Phil Carmody [Mon, 1 Jun 2015 19:08:43 +0000 (22:08 +0300)]
lib: API change - have uni_utf8_get_char*() return _char_bytes
Often the two functions are called in close proximity (both ways round). As
_get_char*() calls _char_bytes() early on the success path, we may as well
return that value to the caller for immediate use.
The callers which call _char_bytes() first are simply rejecting the truncated
case quickly - all other invalid cases still call both functions, and all
other valid cases (which should be the fast path) likewise call both.
Phil Carmody [Mon, 1 Jun 2015 19:08:27 +0000 (22:08 +0300)]
fts-solr: laxer check of uni_utf8_get_char_n() return value
If uni_utf8_get_char*() were changed to return the number of bytes in the
character on success, then all we care about is it being > 0 (i.e. not
error, not truncated).
Phil Carmody [Mon, 1 Jun 2015 19:07:44 +0000 (22:07 +0300)]
lib: test-unichar - test invalid utf8 encodings
Chop trailing characters off valid encodings, and watch them fail.
(There's no need to do this on most of the test characters, as they're
truncated to the same byte sequence - only do 1 in 64.)
Phil Carmody [Mon, 1 Jun 2015 19:06:44 +0000 (22:06 +0300)]
lib: test-unichar - streamline the unichars test
It's doing 2 kinds of tests, split them into separate test cases.
And the first part has started to get expensive, so just make sure
all code paths are tested by skipping most values. Only 3 from each
set of 64 (lowest 6 bits) are tested.
Timo Sirainen [Mon, 1 Jun 2015 18:58:30 +0000 (21:58 +0300)]
lib-fts: tokenizers - Fixed removal of trailing character in truncated tokens.
If the token is truncated, we don't want to remove the trailing character
since it's not actually there.
Also we don't want to remove trailing apostrophes from a truncated word,
because they're not actually at the end of the (untruncated) token there.

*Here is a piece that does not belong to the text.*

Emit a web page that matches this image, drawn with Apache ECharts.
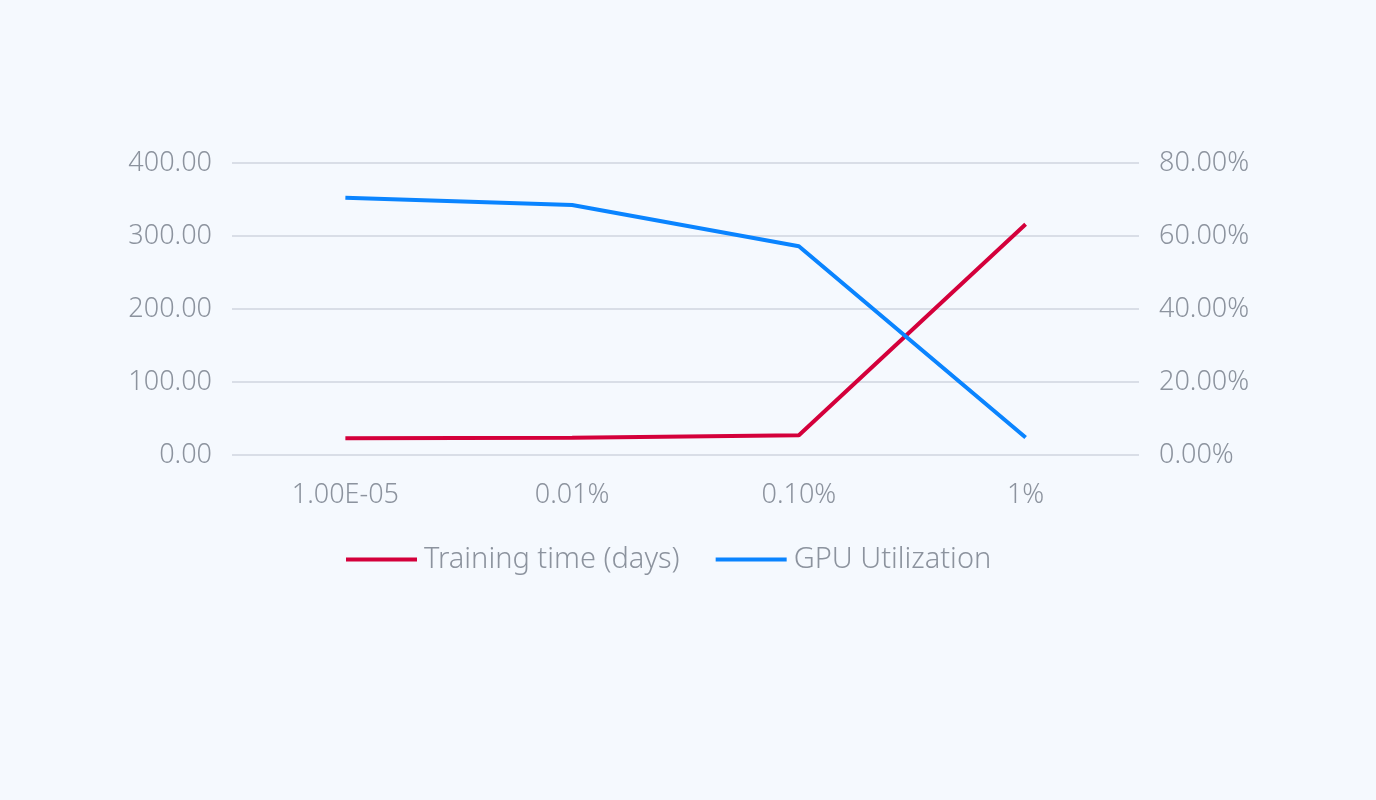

This doesn't make a big difference, but it's slightly more correct.
Timo Sirainen [Mon, 1 Jun 2015 18:35:39 +0000 (21:35 +0300)]
lib-fts: simple tokenizer minor cleanup - removed unnecessary token length > 0 check
fts_tokenizer_generic_simple_current_token() will check it in any case.
Timo Sirainen [Mon, 1 Jun 2015 18:27:09 +0000 (21:27 +0300)]
lib-fts: simple tokenizer cleanup - make prev_letter updating more explicit.
It was now hidden inside one of the functions, which didn't make the
prev_letter very consistent when a word break was found. It didn't actually
matter what the prev_letter was at that point, but now the behavior is more
consistent.
Teemu Huovila [Mon, 1 Jun 2015 15:35:58 +0000 (18:35 +0300)]
lib-fts: Change TR29 tokenizer to break at full stop (and others).
Diverge from the TR29 rules and always break at MidNumLet letters.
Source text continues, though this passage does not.